> [GIVEN PROBLEM]: Identify the lines that contain the string "this", then copy each of them.

####################

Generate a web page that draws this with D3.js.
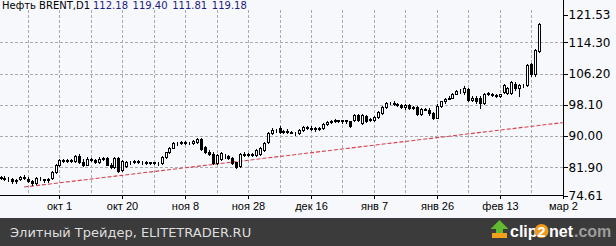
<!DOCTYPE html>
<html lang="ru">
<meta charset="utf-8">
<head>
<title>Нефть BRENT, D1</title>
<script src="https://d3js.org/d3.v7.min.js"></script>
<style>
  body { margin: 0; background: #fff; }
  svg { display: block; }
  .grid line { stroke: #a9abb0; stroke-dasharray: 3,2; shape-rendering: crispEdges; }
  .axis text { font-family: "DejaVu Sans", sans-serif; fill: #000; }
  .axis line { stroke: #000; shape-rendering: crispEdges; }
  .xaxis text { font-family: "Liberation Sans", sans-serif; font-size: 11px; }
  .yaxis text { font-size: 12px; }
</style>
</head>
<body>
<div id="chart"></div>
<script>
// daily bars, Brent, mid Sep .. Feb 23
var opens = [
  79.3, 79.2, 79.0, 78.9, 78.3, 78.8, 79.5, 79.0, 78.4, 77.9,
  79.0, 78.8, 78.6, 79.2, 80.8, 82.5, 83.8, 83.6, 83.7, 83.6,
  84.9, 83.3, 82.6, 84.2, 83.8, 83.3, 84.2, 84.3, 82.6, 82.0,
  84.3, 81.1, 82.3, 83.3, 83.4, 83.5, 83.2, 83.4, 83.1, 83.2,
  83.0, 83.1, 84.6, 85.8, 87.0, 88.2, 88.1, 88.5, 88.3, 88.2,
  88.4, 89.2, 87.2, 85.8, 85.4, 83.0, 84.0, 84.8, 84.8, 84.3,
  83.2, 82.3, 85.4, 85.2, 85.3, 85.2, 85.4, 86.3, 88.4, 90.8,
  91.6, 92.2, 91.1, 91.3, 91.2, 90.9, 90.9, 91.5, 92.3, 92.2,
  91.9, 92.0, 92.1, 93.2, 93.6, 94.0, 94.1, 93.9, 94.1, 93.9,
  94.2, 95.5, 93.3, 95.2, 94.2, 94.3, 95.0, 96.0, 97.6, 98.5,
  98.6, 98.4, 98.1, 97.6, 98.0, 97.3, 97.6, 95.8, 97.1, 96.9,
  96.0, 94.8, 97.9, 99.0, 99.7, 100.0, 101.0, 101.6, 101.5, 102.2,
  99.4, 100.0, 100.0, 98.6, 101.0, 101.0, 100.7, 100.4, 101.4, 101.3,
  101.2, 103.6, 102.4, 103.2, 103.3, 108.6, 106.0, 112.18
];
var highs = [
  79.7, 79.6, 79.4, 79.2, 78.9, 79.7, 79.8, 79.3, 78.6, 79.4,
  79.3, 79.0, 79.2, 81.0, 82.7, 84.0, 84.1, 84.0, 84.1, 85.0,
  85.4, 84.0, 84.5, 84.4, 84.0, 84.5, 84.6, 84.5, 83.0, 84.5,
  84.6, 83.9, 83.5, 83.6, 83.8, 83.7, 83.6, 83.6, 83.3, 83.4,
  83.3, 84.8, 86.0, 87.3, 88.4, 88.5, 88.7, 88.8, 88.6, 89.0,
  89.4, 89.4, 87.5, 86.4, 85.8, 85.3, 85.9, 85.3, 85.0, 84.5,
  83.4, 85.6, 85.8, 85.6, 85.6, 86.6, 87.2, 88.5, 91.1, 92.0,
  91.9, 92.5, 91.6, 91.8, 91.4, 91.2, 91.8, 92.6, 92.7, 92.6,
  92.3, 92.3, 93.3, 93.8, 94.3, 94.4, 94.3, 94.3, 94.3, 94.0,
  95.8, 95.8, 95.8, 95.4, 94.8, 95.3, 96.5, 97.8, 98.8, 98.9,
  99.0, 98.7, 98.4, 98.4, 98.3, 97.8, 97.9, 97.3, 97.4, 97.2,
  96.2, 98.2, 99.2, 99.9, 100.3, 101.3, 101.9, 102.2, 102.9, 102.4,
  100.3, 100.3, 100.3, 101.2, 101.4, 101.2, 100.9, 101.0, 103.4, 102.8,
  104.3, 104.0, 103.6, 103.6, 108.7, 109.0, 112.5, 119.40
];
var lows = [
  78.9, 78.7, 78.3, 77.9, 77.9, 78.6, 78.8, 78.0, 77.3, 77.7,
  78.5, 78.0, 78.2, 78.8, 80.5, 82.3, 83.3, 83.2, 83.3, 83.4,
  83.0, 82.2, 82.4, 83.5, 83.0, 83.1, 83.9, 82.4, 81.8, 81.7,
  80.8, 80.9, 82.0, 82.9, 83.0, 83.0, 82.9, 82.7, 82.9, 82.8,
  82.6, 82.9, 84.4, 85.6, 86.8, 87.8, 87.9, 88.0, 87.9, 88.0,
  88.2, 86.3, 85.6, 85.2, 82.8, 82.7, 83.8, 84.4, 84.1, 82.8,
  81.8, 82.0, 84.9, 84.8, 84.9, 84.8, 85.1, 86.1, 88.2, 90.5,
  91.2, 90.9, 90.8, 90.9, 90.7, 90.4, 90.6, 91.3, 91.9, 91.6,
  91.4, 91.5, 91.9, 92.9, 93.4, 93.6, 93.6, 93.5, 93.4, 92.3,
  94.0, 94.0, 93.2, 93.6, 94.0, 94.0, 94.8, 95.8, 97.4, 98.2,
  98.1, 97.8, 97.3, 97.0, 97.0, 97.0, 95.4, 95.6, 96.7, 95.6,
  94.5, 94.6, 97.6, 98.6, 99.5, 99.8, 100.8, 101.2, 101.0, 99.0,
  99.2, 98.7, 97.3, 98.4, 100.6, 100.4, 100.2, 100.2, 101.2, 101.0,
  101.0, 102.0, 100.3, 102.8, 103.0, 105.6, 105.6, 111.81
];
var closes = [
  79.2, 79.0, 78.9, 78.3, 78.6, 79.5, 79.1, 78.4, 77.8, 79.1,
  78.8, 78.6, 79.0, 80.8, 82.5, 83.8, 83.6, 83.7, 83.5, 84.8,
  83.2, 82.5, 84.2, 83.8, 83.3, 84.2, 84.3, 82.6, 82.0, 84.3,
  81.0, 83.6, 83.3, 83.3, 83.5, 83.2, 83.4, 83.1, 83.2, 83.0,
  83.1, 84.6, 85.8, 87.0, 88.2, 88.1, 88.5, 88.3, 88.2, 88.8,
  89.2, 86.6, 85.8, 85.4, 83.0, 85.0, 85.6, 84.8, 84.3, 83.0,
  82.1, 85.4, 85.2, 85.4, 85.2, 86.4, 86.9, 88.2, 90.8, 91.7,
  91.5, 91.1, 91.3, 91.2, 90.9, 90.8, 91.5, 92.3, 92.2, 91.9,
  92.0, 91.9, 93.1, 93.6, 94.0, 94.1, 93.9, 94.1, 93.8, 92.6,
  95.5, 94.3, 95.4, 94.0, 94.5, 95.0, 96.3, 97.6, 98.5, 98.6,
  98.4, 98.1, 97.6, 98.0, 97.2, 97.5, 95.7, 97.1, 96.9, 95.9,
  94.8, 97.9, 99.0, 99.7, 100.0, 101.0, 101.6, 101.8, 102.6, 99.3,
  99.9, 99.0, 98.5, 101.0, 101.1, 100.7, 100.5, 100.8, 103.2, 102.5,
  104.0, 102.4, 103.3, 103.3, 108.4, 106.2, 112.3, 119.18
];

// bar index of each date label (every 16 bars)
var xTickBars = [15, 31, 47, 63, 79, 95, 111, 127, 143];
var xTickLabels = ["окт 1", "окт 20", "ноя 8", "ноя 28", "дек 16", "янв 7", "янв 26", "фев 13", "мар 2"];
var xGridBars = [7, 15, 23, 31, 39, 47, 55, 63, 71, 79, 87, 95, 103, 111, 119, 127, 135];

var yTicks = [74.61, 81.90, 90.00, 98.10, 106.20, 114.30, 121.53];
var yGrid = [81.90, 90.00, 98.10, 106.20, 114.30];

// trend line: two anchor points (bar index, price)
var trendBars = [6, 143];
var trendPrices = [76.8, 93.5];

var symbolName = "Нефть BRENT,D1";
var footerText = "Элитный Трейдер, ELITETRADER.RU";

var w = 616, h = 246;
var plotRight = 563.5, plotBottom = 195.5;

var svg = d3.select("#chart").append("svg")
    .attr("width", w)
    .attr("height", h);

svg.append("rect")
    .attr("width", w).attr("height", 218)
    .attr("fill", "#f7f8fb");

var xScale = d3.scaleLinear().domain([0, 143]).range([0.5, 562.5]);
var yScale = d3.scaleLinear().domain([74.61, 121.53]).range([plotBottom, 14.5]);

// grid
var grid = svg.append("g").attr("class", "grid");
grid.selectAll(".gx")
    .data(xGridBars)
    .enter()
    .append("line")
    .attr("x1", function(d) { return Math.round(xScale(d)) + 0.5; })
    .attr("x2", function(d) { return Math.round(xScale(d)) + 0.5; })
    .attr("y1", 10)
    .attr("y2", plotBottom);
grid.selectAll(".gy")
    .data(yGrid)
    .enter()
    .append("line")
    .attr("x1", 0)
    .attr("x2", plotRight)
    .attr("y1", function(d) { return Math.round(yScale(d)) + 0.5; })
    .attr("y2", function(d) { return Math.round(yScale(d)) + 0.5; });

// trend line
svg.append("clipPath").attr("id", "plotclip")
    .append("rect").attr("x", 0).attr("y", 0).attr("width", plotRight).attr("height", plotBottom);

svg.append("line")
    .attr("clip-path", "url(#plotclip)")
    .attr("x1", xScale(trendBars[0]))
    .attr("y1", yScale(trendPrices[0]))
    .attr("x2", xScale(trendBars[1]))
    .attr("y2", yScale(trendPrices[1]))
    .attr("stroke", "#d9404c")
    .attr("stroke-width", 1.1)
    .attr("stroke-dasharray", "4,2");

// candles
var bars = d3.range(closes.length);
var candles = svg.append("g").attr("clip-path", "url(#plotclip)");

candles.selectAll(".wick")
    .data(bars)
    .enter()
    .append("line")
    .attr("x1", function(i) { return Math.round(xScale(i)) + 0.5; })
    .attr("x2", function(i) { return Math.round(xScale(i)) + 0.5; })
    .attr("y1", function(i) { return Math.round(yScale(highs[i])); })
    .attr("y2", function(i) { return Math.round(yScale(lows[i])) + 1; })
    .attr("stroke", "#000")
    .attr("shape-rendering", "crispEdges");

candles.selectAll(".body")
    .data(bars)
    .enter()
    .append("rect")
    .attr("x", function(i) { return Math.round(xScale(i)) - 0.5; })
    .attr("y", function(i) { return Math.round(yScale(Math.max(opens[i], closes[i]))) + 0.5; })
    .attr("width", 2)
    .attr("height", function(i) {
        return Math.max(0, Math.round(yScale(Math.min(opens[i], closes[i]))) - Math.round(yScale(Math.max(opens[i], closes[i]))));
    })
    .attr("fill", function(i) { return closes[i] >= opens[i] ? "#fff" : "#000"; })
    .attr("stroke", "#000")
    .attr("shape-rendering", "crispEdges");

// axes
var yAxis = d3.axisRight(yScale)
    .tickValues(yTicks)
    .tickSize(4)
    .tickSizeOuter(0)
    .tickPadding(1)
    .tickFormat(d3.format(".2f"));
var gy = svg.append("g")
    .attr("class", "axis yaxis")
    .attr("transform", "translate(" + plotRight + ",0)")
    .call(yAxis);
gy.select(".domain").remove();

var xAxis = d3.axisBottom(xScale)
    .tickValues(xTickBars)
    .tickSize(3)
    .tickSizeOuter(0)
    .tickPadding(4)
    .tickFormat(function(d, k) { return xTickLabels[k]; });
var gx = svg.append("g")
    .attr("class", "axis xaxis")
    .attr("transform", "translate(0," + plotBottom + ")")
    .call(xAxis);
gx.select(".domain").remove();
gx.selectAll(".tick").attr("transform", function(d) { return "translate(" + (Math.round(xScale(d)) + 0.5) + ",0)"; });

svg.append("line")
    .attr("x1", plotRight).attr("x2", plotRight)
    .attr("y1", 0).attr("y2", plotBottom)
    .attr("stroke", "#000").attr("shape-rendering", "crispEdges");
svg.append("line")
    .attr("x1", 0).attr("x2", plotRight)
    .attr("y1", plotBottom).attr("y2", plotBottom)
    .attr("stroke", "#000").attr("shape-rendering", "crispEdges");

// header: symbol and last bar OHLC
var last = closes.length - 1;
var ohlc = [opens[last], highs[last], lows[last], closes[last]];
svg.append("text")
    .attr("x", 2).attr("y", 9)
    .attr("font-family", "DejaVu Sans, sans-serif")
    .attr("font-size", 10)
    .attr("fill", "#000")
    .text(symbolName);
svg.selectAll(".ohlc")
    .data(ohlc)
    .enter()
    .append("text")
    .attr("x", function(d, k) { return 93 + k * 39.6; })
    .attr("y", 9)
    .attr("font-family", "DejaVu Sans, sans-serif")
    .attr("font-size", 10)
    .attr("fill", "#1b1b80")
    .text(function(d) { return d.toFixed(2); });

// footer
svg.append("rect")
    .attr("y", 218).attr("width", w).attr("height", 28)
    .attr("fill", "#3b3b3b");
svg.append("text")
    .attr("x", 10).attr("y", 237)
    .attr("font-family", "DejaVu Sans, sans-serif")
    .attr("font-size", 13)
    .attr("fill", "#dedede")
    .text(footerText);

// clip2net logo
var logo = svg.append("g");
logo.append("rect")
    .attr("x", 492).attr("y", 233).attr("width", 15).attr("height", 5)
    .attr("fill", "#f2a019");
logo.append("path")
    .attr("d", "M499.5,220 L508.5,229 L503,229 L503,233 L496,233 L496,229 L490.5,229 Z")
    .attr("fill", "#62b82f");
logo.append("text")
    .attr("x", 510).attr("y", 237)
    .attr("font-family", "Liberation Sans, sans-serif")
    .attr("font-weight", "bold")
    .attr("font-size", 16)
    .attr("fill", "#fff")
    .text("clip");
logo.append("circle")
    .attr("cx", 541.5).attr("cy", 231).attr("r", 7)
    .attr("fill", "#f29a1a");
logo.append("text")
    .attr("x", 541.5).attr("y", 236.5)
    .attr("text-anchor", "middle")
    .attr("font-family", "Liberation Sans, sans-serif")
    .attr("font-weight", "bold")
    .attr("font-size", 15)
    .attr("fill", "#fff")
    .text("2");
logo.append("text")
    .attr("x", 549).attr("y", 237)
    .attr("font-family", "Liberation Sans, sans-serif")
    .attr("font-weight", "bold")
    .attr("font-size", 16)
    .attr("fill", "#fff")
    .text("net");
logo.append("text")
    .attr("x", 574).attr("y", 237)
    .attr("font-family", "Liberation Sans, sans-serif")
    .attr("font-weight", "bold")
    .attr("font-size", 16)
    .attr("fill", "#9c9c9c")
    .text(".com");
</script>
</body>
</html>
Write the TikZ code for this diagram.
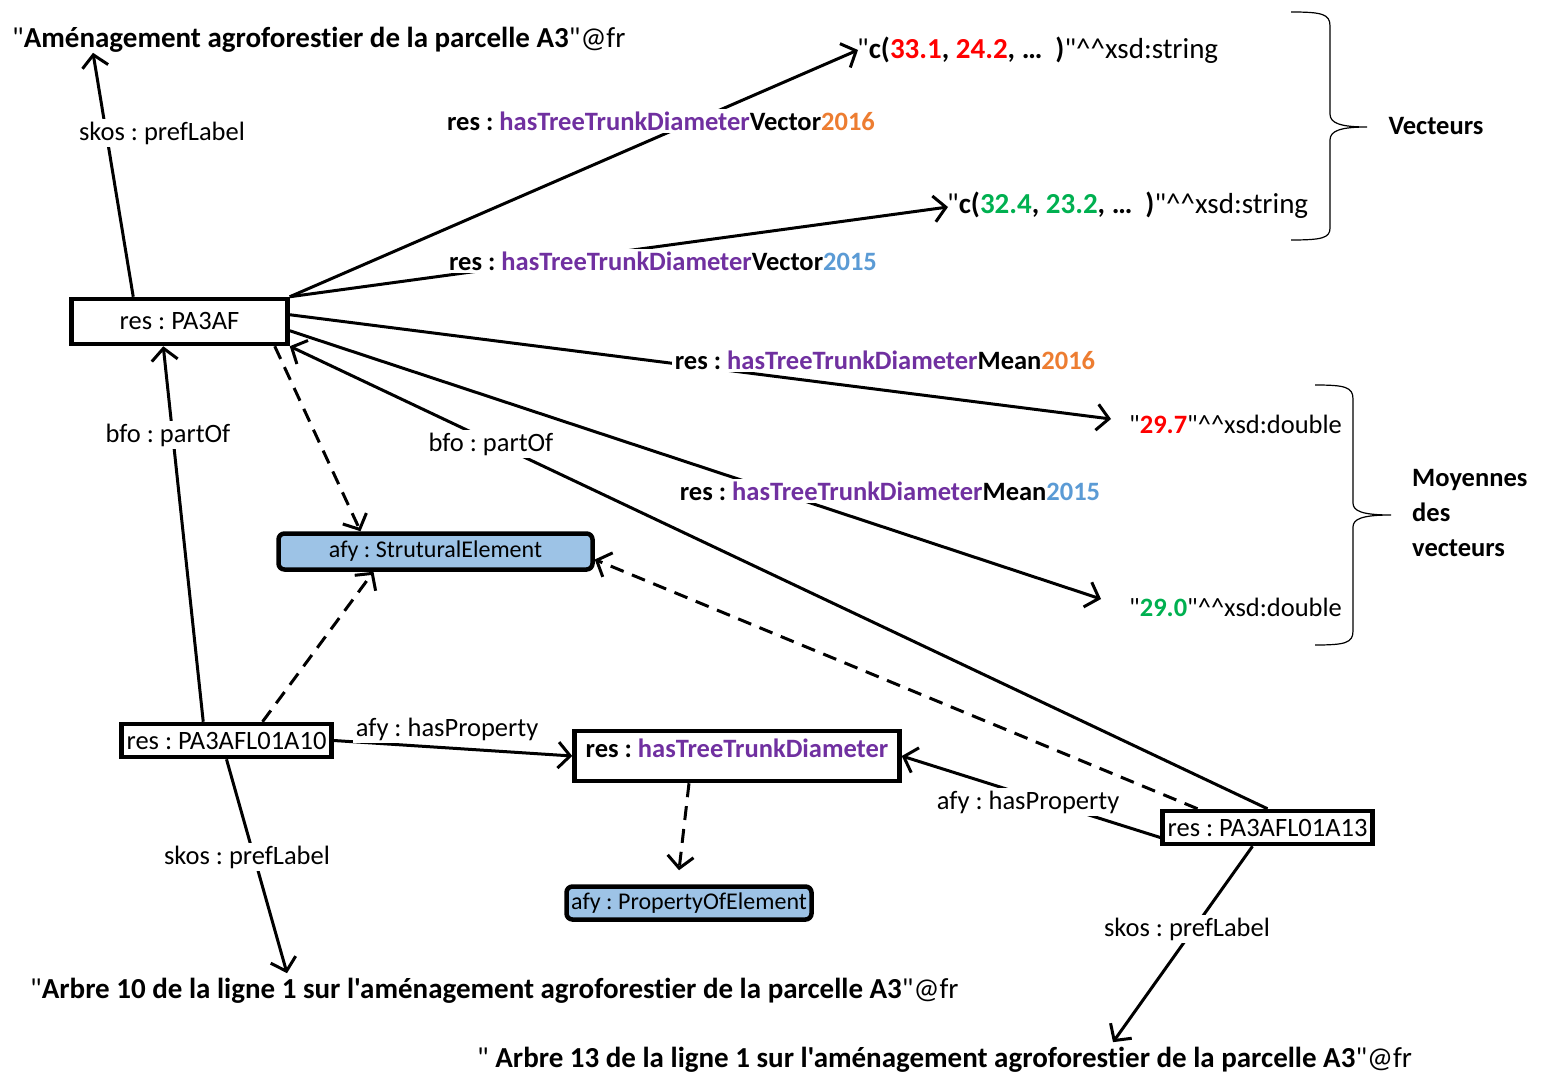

####################

> [THE OUTPUT]:
Generate a web page that draws this with D3.js.
Write the TikZ code for this diagram.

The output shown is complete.